INSTRUCTIONS TO FOLLOW: Using the material below, work out how many lines contain the word "that". Reply with the number and nothing more.

MATERIAL SHOWN:
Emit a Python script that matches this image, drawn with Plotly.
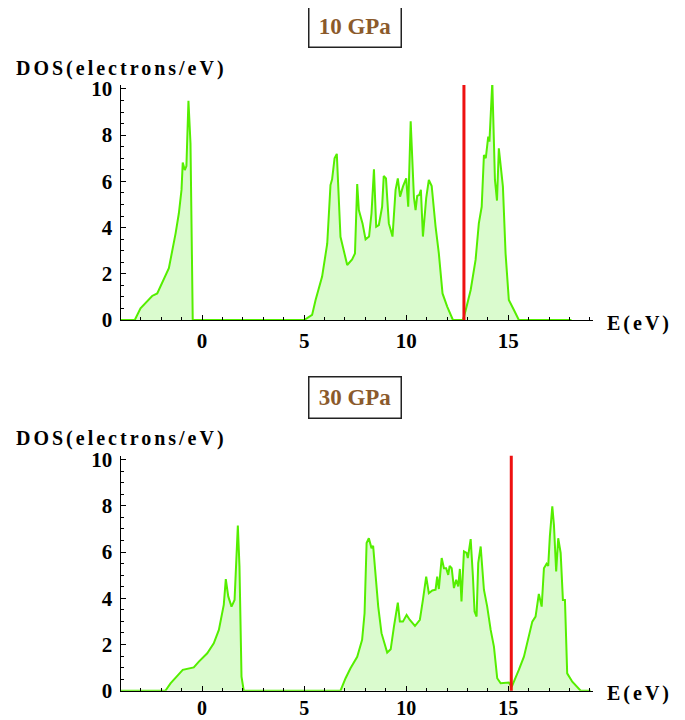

==

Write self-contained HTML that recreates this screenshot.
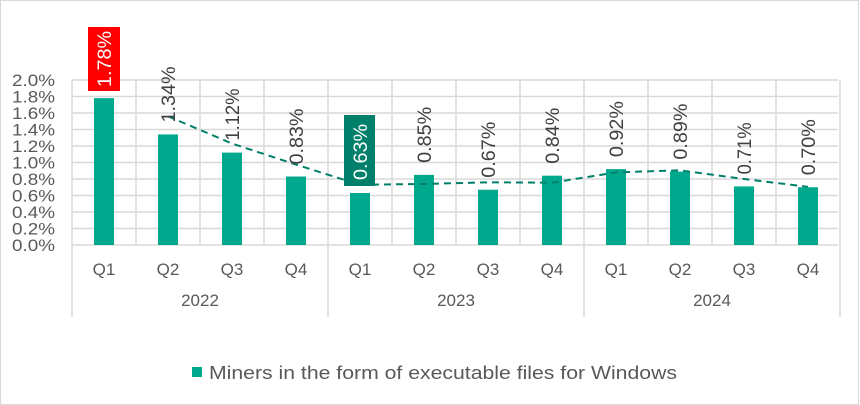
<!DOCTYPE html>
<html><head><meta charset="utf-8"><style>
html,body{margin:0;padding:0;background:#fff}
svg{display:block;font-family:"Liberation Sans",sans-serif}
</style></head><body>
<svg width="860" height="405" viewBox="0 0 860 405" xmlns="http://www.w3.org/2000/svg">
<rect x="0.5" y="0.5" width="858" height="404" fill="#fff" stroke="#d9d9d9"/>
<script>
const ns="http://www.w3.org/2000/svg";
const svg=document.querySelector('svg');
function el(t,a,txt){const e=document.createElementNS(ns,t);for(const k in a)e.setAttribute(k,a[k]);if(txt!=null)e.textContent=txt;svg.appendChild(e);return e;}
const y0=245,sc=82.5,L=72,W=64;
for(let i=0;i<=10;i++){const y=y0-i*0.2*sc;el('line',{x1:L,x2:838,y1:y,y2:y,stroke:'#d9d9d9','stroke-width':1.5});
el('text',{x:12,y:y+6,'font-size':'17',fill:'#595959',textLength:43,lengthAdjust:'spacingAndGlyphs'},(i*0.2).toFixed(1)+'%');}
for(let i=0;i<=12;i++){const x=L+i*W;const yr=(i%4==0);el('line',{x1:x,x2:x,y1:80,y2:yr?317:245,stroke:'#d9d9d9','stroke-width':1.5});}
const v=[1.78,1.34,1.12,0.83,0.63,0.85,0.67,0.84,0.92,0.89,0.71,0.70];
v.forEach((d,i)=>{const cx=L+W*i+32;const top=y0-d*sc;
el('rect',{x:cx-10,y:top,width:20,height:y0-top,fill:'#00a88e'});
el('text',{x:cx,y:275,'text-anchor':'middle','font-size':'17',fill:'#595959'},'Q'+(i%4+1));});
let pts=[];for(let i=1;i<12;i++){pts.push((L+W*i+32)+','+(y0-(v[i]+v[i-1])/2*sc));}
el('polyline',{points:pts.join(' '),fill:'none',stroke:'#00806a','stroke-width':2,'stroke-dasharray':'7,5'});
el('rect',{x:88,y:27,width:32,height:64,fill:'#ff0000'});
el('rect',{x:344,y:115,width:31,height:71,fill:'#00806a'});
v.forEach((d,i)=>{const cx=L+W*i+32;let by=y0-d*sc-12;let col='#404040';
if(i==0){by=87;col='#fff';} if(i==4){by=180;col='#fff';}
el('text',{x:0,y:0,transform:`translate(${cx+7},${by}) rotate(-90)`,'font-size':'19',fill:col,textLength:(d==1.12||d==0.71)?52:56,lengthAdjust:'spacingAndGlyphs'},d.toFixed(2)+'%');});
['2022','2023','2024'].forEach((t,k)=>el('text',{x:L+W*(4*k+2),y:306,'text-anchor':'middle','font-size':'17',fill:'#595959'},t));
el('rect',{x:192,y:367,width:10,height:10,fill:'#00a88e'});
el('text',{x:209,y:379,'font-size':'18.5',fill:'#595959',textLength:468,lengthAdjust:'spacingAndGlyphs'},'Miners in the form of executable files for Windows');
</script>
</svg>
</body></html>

ANSWER FOR THE TASK: 2